Tous les coûts sont dans la nature
Un centre de profit est une structure présentant
un résultat d'exploitation avec une colonne “coûts” et une colonne “revenus”,
alors qu'un centre de coûts fonctionne sur une dotation budgétaire. En France,
dans la majorité des cas, les centres de contacts sont considérés comme des
centres de coûts, même si, de plus en plus, la notion de profit entre en jeu.

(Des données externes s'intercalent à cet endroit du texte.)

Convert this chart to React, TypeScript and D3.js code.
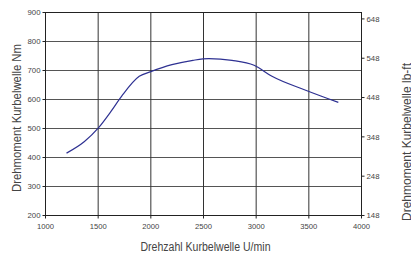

Comme le remarque Eric Traube, directeur conseil chez Phone Marketing, « même
si le centre d'appels est perçu comme un centre de coûts, il est important de
profiter du contact que l'on entretient avec son client. Non seulement, nous
devons lui garantir la prestation qu'il attend, mais nous devons aussi essayer
d'ouvrir une “brèche” en l'orientant vers un produit ou un service à valeur
ajoutée. » Avant de voir lesquels on peut réduire, il convient de bien
identifier ses coûts. Trois grands domaines regroupent la plupart des dépenses.
Les ressources humaines arrivent très nettement en tête, puisqu'elles
représentent près de 70 % du coût de fonctionnement d'un centre de contacts.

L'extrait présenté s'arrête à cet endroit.